Job →
Examine the material below. Gather every line in which the string "matplotlib" appears.

* * * * * * * * *

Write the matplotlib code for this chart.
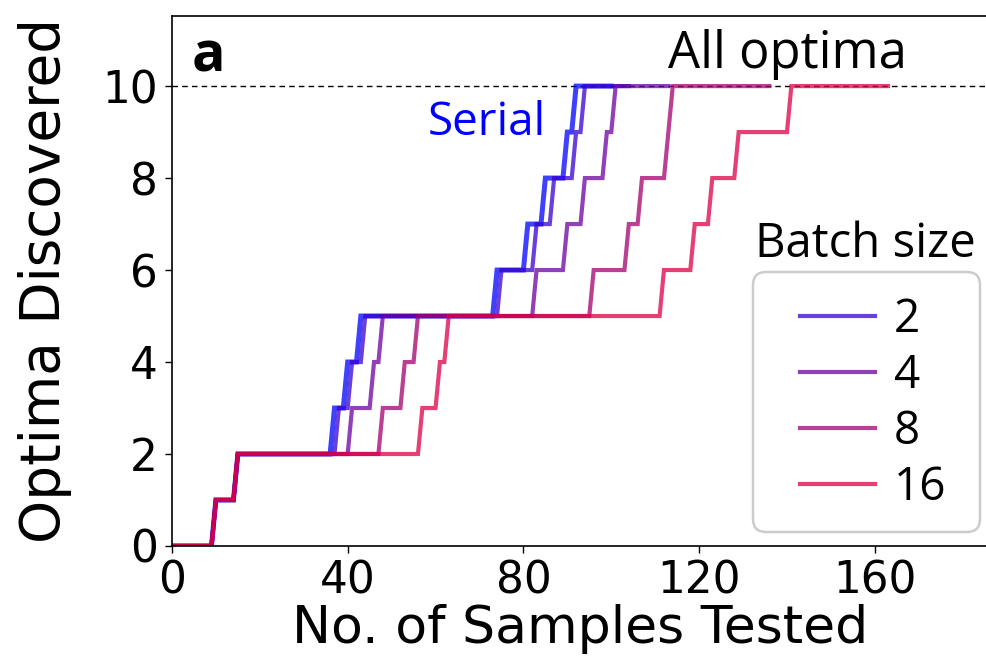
import numpy as np
import matplotlib
matplotlib.use("Agg")
import matplotlib.pyplot as plt
from matplotlib.patches import FancyBboxPatch

# sample index at which the k-th optimum was found, and last sample tested
series_names = ["Serial", "2", "4", "8", "16"]
found_at = {
    "Serial": [10, 15, 37, 40, 43, 74, 81, 85, 90, 92],
    "2": [10, 15, 38, 41, 44, 75, 83, 87, 92, 94],
    "4": [10, 15, 41, 46, 48, 83, 90, 94, 99, 101],
    "8": [10, 15, 48, 53, 56, 96, 104, 107, 113, 114],
    "16": [10, 15, 57, 61, 63, 112, 119, 123, 129, 141],
}
last_sample = {"Serial": 100, "2": 104, "4": 113, "8": 136, "16": 163}
colors = {
    "Serial": "#0000ff",
    "2": "#3600cf",
    "4": "#6c009f",
    "8": "#a20070",
    "16": "#dc0045",
}
n_optima = 10

fig = plt.figure(figsize=(9.86, 6.69), dpi=100)
ax = fig.add_axes([0.1744, 0.1839, 0.8287, 0.7926])

ax.axhline(n_optima, color="k", lw=1, ls=(0, (4, 3)), zorder=1)

handles = []
for name in series_names:
    samples = np.arange(0, last_sample[name] + 1)
    count = np.searchsorted(found_at[name], samples, side="right")
    lw = 3.6 if name == "Serial" else 3.0
    line, = ax.plot(samples, count, color=colors[name], alpha=0.75, lw=lw,
                    solid_joinstyle="miter", zorder=2)
    if name != "Serial":
        line.set_label(name)
        handles.append(line)

ax.set_xlim(0, 186)
ax.set_ylim(0, 11.53)
ax.set_xticks([0, 40, 80, 120, 160])
ax.set_yticks([0, 2, 4, 6, 8, 10])
ax.tick_params(labelsize=31.5, length=5, width=1, pad=5)
for s in ax.spines.values():
    s.set_linewidth(1.2)
ax.set_xlabel("No. of Samples Tested", fontsize=37.5, labelpad=1)
ax.set_ylabel("Optima Discovered", fontsize=39.5, labelpad=22)

label_font = dict(family=["Open Sans", "DejaVu Sans"])
ax.text(4.5, 10.31, "a", fontsize=40, fontweight="bold", **label_font)
ax.text(112.9, 10.39, "All optima", fontsize=36.5, **label_font)
ax.text(58.3, 8.93, "Serial", fontsize=33, color="#0000ff", **label_font)

inch = fig.dpi_scale_trans
fig.text(7.55, 6.69 - 2.57, "Batch size", fontsize=34, transform=inch,
         va="baseline", **label_font)
frame = FancyBboxPatch((7.53, 6.69 - 5.32), 2.27, 2.60,
                       boxstyle="round,pad=0,rounding_size=0.13",
                       transform=inch, facecolor="none",
                       edgecolor="#cccccc", lw=1.8)
fig.add_artist(frame)

fig.legend(handles=handles, loc="upper left",
           bbox_to_anchor=(8.0, 6.69 - 2.97), bbox_transform=inch,
           frameon=False, borderpad=0, borderaxespad=0,
           handlelength=1.63, handletextpad=0.42, labelspacing=0.22,
           prop=dict(family=["Open Sans", "DejaVu Sans"], size=33))

fig.savefig("out.png", dpi=100)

* * * * * * * * *

Output →
Write the matplotlib code for this chart.
import matplotlib
matplotlib.use("Agg")
import matplotlib.pyplot as plt
from matplotlib.patches import FancyBboxPatch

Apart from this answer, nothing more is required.